The title “inging” refers to the ending “-ing,” which we attach to verbs to indicate ongoing actions or states. This seemed a perfect name for what we were seeing: the ongoing action of creating ongoing action. What Durning does in “inging” each time is unscripted, and while associations and memories may have accrued in the few years that she has performed the work, the content and the nature of her verbal wanderings change from performance to performance. Outside influences—what the space is like, who’s in the audience, what kind of day/week/month/year she’s having—shape the work, too. During “inging,” she always made eye contact with us, and even though we weren’t speaking back, she read certain things in us—our receptiveness, our mood—and those things sparked trains of thought and contributed to the original score we were hearing.

But it wasn’t just nonsense babbling. Durning, although she allowed her mind to be flexible, going with the flow of her speaking, was, unconsciously, editing her thoughts—it would be impossible to say everything that occurred to her. And what she had to say was thought-provoking. Phrases leaped out: “knock on the door to yourself”; “I feel my whole body is a mouth—I’m consuming myself”; “you have to stand behind something”; “I do and I be … do be do be do be do … am I a human being or a human doing?” She often made reference to the activity that she was undertaking, and what it was like to be doing it, which brought an immediacy to what was happening. Nothing was rehearsed. We were part of Durning’s present, the first recipients of this speech, the first witnesses to her thoughts. A bond formed; we were getting to know her. When, at one point, she said, “I feel my heart,” and repeated it, her voice caught and she began to cry as she continued on in her self-imposed task. In that moment, we felt it, too.

Humor wove in and out. A mention of her fondness for landscapes made her think of “Downton Abbey,” which caused her to admit that she knew who in the cast would not return for Season 4. She alighted on the name Sandy at one point, and carried it to an unexpected place: from the hurricane to Sandy Hook to … Sandy Duncan, “the disaster that is Sandy Duncan in ‘Peter Pan.’ ” A certain strand led her to adopt a Southern accent. Her being at a table, talking, spun nicely into a Spalding Gray reference. Her own physical processes provided opportunities for tangents, allowing her to comment on her standing up (which she did after half an hour), her swallowing (which was noticeable to us as a slight blip in her speech, and must have got her attention, too), her distraction by what she thought was a sound at the theatre door. We heard the same sound; the fact that Durning commented on it made us feel even more involved. And somehow it made us feel cared for, too. Durning was vigilant—not only about what was going on inside her but about what was taking place there in the room, with us. She was the embodiment of the present.
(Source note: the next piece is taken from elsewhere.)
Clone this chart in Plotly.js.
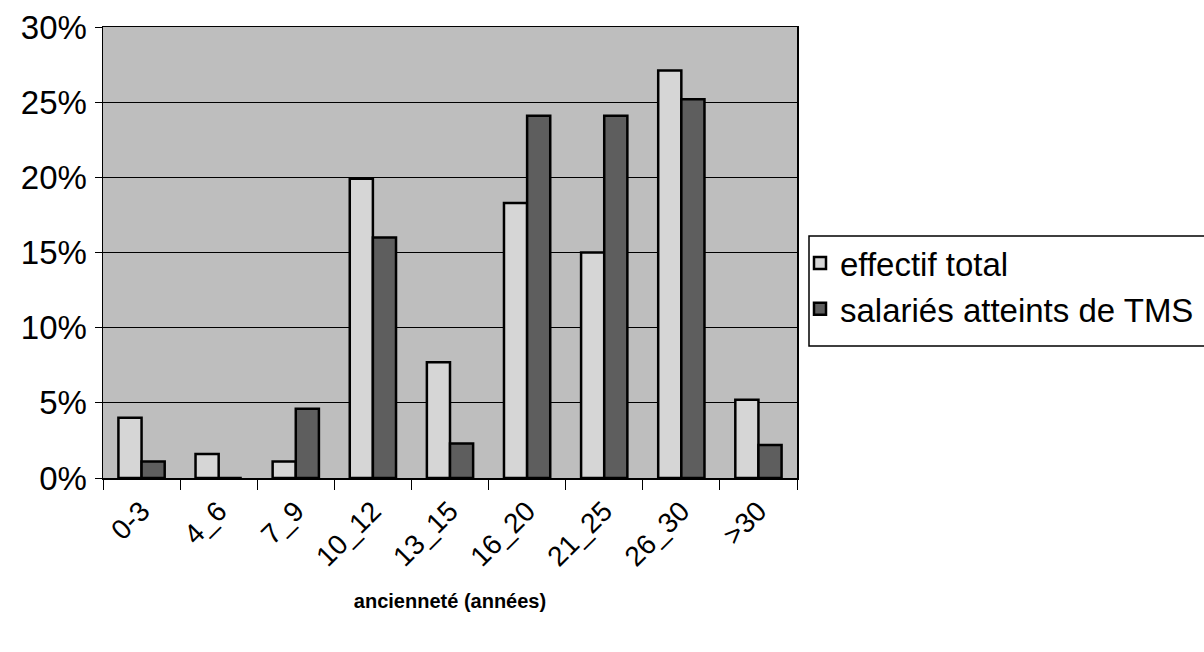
<!DOCTYPE html>
<html>
<head>
<meta charset="utf-8">
<script src="https://cdn.plot.ly/plotly-3.0.1.min.js"></script>
<style>html,body{margin:0;padding:0;background:#fff;}#chart{width:1204px;height:652px;}</style>
</head>
<body>
<div id="chart"></div>
<script>
const categories = ["0-3", "4_6", "7_9", "10_12", "13_15", "16_20", "21_25", "26_30", ">30"];
const effectifTotal = [0.040, 0.016, 0.011, 0.199, 0.077, 0.183, 0.150, 0.271, 0.052];
const salariesTMS = [0.011, 0, 0.046, 0.160, 0.023, 0.241, 0.241, 0.252, 0.022];
const seriesNames = ["effectif total", "salariés atteints de TMS"];
const yTicks = [0, 0.05, 0.10, 0.15, 0.20, 0.25, 0.30];
const yTickLabels = ["0%", "5%", "10%", "15%", "20%", "25%", "30%"];

const font = "Liberation Sans, Arial, sans-serif";

const traces = [
  {type: "bar", x: categories, y: effectifTotal, name: seriesNames[0],
   marker: {color: "#d6d6d6", line: {color: "#000", width: 2.5}}},
  {type: "bar", x: categories, y: salariesTMS, name: seriesNames[1],
   marker: {color: "#5e5e5e", line: {color: "#000", width: 2.5}}}
];

const layout = {
  width: 1204, height: 652,
  margin: {l: 103, r: 407, t: 27, b: 174, autoexpand: false},
  paper_bgcolor: "#ffffff",
  plot_bgcolor: "#bebebe",
  barmode: "group",
  bargap: 0.4,
  bargroupgap: 0,
  font: {family: font, color: "#000", size: 24},
  xaxis: {
    type: "category",
    tickangle: -45,
    ticks: "outside", tickson: "boundaries", ticklen: 10, tickcolor: "#000",
    showline: true, linecolor: "#000", linewidth: 1.5, mirror: true,
    tickfont: {size: 28, family: font},
    ticklabelstandoff: 4,
    automargin: false,
    title: {text: "<b>ancienneté (années)</b>", font: {size: 20, family: font}, standoff: 22}
  },
  yaxis: {
    range: [0, 0.30],
    tickvals: yTicks, ticktext: yTickLabels,
    ticks: "outside", ticklen: 7, tickcolor: "#000",
    showgrid: true, gridcolor: "#000", gridwidth: 1,
    showline: true, linecolor: "#000", linewidth: 1.5, mirror: true,
    zeroline: false,
    tickfont: {size: 33, family: font},
    ticklabelstandoff: 1,
    automargin: false
  },
  legend: {
    x: (800 - 103) / 694, y: (478 - 235) / 451, xanchor: "left", yanchor: "top",
    borderwidth: 0, bgcolor: "rgba(0,0,0,0)",
    font: {size: 33, family: font},
    itemwidth: 30, tracegroupgap: 0
  },
  shapes: [{
    type: "rect", xref: "paper", yref: "paper",
    x0: (809 - 103) / 694, x1: (1215 - 103) / 694,
    y0: (478 - 346) / 451, y1: (478 - 236) / 451,
    line: {color: "#000", width: 1.5}, fillcolor: "rgba(0,0,0,0)"
  }],
  showlegend: true
};

Plotly.newPlot("chart", traces, layout, {displayModeBar: false, staticPlot: true});
</script>
</body>
</html>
Durning is a tremendous dancer; a compact woman, she’s like a force of nature, able to consume a lot of space. While “inging” didn’t lend itself to big choreography, it did have movement. Seated, Durning shaped the air with her hands, accentuating her speech the way we do every day, without thinking, but here her gestures had a hieratic quality—not overly stylized, but somehow formal, intentional. At one point, she did indulge in a larger, dancier movement while she was seated: turning to the side, a straightened leg kicked up, and her body and arms reacted. It was over in a moment, but it reminded us how linked speech and movement are. What would “inging” have been like if Durning had sat stock-still, her eyes closed, as she spoke? Very odd, and not nearly as fascinating.
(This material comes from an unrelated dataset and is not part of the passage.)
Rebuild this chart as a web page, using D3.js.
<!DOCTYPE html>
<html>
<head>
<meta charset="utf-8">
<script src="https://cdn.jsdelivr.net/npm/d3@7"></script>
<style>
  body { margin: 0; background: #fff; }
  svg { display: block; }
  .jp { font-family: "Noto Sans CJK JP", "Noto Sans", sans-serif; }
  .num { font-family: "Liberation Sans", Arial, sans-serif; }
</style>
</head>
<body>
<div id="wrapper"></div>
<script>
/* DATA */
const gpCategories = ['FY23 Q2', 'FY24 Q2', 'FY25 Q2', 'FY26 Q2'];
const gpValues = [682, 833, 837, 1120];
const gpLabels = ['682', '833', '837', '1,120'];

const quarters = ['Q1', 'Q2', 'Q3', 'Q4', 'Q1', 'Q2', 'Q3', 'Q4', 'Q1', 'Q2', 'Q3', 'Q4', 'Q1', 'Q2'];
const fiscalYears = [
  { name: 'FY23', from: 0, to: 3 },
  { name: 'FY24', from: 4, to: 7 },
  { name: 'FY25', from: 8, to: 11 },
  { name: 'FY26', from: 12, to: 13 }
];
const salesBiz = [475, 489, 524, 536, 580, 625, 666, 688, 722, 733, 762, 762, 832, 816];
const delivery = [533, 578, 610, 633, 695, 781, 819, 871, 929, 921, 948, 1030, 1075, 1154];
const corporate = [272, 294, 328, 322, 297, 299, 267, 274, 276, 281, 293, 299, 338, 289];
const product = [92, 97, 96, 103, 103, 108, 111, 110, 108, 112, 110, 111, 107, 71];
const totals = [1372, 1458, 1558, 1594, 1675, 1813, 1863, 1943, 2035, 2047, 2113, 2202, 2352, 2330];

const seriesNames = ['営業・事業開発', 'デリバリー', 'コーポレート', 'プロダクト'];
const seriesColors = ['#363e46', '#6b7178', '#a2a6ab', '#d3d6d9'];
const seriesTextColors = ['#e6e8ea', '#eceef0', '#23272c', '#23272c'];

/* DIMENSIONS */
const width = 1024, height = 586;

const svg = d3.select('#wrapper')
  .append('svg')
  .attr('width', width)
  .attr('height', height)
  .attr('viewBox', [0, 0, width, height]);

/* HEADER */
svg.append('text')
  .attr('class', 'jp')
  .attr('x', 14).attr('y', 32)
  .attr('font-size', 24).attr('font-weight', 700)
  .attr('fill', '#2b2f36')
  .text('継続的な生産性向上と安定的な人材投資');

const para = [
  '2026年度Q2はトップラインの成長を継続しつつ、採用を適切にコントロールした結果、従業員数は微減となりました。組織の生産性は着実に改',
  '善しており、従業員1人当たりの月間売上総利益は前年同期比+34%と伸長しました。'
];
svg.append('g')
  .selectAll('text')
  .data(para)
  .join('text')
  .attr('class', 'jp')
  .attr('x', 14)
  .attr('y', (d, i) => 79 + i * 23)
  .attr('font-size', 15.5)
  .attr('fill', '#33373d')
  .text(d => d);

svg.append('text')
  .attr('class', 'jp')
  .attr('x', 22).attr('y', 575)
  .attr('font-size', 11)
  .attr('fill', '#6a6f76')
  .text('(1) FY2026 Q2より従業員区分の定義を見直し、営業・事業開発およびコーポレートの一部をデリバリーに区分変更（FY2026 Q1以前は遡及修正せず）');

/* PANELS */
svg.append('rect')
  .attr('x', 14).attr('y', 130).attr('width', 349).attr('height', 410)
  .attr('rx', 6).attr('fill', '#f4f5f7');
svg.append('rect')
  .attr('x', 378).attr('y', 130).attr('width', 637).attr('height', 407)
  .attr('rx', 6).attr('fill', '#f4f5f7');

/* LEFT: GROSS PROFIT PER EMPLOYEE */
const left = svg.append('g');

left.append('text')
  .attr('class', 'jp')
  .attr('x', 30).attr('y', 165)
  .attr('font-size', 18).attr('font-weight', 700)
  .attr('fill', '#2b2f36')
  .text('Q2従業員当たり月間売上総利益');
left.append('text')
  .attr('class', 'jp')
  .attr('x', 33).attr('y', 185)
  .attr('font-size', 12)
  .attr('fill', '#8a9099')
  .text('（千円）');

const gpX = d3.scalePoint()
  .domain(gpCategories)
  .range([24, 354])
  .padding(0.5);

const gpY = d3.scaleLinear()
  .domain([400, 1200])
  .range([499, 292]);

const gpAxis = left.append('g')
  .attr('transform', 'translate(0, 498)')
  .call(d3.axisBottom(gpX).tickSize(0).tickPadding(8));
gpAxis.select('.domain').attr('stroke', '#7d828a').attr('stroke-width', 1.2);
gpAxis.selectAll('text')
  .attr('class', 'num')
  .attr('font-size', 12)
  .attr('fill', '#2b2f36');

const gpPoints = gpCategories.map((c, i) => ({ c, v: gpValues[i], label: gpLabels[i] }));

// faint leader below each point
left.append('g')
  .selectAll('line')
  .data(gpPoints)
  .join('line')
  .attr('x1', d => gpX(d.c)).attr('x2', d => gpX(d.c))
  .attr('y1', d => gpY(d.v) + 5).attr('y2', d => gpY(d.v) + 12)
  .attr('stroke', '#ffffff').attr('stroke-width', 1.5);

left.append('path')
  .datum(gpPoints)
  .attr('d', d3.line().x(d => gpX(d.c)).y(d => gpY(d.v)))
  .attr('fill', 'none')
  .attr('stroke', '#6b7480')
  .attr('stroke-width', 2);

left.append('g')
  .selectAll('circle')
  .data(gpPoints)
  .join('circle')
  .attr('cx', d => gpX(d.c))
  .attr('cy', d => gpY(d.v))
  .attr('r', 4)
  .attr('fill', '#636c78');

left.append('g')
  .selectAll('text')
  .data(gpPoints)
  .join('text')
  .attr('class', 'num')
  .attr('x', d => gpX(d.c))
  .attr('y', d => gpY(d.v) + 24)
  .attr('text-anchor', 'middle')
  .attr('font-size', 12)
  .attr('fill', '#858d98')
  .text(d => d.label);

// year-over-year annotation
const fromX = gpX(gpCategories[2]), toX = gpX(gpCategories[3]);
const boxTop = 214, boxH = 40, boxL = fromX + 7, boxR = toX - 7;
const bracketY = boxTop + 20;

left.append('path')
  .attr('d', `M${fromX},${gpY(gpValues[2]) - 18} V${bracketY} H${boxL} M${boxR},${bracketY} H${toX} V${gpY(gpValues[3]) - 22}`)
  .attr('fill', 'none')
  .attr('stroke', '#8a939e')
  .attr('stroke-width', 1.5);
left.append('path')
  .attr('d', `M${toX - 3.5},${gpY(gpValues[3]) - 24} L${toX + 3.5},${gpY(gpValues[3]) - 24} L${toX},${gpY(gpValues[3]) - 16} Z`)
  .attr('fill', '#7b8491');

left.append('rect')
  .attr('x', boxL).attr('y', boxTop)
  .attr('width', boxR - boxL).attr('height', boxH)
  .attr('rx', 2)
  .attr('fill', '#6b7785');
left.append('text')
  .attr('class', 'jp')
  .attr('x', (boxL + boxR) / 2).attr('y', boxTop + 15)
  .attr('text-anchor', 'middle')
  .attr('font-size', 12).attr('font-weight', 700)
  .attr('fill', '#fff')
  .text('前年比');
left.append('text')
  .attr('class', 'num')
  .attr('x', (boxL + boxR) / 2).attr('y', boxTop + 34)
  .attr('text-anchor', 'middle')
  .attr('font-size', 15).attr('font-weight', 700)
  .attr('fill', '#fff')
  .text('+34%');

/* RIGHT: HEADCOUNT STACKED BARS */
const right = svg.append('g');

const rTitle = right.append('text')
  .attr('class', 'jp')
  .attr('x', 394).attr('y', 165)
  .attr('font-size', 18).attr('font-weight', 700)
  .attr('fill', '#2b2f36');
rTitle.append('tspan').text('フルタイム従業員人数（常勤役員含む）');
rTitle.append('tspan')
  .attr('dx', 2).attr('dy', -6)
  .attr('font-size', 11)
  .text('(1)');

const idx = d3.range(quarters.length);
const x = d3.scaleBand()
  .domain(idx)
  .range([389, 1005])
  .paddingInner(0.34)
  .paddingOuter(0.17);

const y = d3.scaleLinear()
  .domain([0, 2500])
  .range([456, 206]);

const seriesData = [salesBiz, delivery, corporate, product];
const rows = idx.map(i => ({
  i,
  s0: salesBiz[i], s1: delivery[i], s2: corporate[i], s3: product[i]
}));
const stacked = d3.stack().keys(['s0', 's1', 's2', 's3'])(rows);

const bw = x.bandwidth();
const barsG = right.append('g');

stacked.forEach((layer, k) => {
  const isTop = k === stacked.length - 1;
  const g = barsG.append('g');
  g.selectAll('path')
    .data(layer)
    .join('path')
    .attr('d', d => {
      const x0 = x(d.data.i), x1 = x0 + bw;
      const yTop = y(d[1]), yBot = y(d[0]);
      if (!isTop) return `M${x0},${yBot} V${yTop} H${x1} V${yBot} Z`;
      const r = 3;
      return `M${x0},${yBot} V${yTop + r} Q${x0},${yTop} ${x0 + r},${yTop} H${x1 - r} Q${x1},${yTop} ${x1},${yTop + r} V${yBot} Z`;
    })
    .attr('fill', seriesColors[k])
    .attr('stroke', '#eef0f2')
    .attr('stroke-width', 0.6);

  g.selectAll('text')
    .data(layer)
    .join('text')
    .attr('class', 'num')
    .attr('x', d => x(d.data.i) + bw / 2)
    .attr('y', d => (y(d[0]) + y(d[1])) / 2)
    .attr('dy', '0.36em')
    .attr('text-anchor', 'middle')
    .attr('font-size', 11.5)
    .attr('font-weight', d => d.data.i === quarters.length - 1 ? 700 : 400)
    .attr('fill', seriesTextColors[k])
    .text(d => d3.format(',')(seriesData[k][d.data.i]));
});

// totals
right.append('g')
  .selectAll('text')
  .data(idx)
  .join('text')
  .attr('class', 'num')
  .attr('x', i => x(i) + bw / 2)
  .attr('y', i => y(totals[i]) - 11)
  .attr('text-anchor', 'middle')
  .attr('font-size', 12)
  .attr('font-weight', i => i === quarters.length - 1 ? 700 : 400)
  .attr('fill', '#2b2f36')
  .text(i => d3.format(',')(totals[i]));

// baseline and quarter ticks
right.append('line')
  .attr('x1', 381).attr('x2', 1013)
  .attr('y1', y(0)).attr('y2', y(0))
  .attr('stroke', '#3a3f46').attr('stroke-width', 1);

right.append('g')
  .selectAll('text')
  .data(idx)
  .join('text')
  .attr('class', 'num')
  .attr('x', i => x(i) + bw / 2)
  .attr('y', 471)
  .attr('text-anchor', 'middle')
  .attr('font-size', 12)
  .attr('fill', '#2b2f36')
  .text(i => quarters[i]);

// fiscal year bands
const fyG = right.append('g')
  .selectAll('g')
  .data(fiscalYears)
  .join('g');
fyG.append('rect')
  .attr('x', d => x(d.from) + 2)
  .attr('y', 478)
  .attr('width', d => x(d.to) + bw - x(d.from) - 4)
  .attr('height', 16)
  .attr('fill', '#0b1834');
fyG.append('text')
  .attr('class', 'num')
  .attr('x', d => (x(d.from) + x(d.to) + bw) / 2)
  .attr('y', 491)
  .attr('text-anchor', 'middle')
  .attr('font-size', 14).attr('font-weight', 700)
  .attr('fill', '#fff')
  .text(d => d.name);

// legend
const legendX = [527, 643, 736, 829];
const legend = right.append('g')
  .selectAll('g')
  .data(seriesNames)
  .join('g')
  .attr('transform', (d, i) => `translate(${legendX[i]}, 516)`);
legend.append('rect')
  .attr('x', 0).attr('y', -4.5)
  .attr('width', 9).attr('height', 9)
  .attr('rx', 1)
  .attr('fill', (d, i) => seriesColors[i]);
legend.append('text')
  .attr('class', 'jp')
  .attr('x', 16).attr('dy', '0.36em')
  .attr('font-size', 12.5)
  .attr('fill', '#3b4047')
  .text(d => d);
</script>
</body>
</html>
Once she stood up and began moving about the space, Durning kept things minimal, stretching a leg on the grand piano’s closed keyboard, burrowing a leg into the folded-up bleachers, keeping up the talking all the while, bringing in parts of her own life (“As a child, I took piano lessons, but I never practiced”), the act of performing (scolding herself for walking in the beam of the projected images, which played throughout the piece), “Hamlet” (“Is it possible to be and not be at the same time?”). Shakespeare made other appearances: an “Out, damned spot” reference early on prompted a mention of “King Lear,” followed by a quick correction to “Macbeth”; a tantrum near the upright piano (“It’s all about me—me me me me me!”) subsided and left Durning near a wall; “But soft!” she said, and proceeded to clamber up it.
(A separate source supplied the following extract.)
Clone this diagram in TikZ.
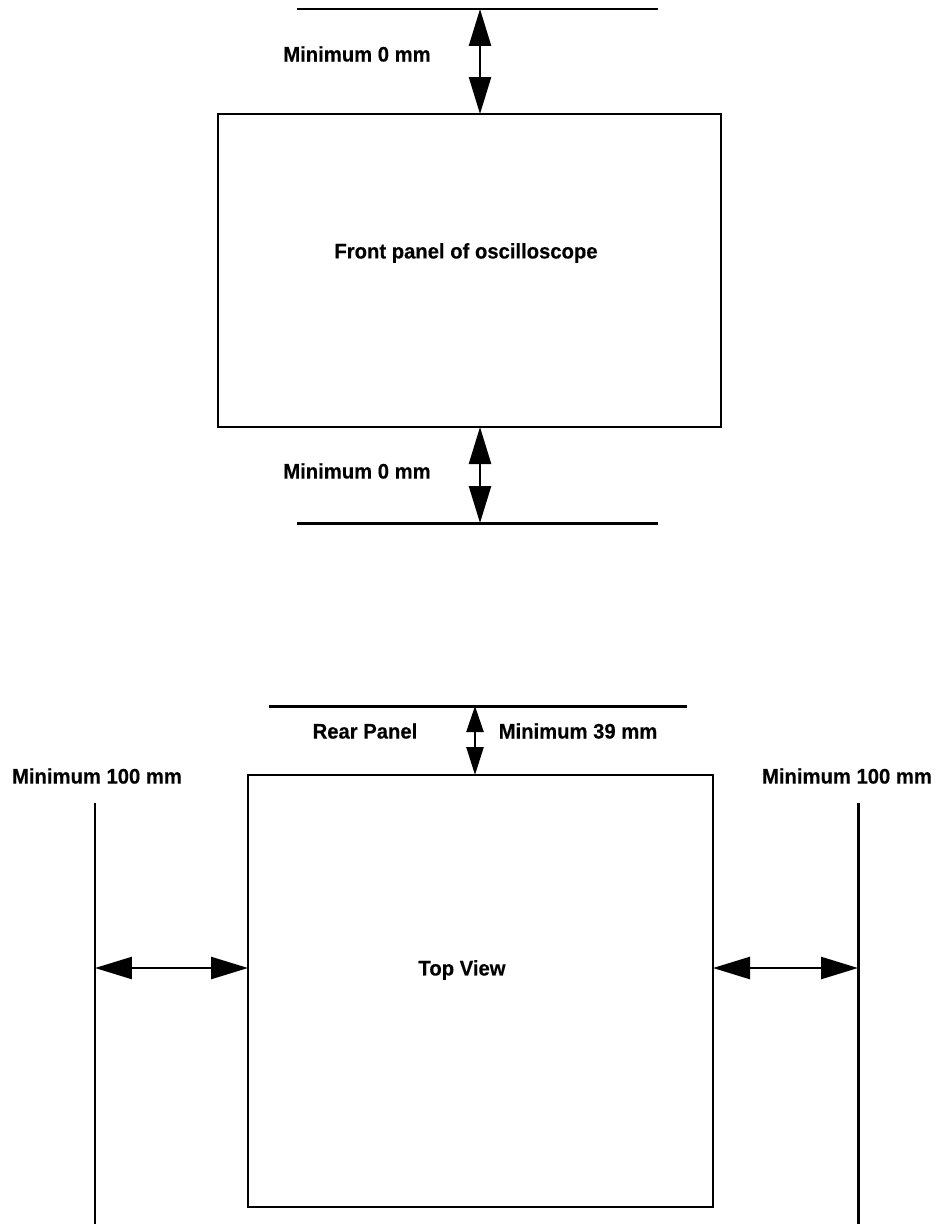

At the other side of the room, near the stairs that led down to where we sat, she picked up the printed program for “inging” and repeated “Oh, oh, oh, oh!,” over and over, sarcastically, as though pretending to be impressed by what she was reading. The “oh”s lengthened into a protracted vocalizing, almost a ululation; Durning’s pleasant speaking voice had become an otherworldly wail. We had seen glimpses of pain throughout the work, but this was different. It was feral. “I feel my heart,” she’d said earlier. But she’d also said, “I don’t have to do this. I chose this” (could what she was doing be called “durninging”?), and after what seemed like a long time her scream softened, and then, abruptly, stopped. I had forgotten what silence was like. I wanted her to speak again, to tell us things about the world, about herself, about us. She just stood there, looking at us, shifting her stance slightly, moving her gaze from face to face. She had been talking non-stop for forty-five minutes.

She looked drained. (There was a half-full bottle of water on the table, but, as she explained, taking a drink from it would have nullified the insistent practice that she’d set up for herself.) Gradually, her breathing slowed. After five minutes, she turned off the camera and the laptop and the projector; remaining on the wall, instead of the triptych, was a big blue square with the words “NO SIGNAL” in one corner. A few more minutes passed, in which we looked at her and she looked at us, a very slight smile on her face, before she walked up the stairs and out of the theatre. With her went an incredible sense of being alive.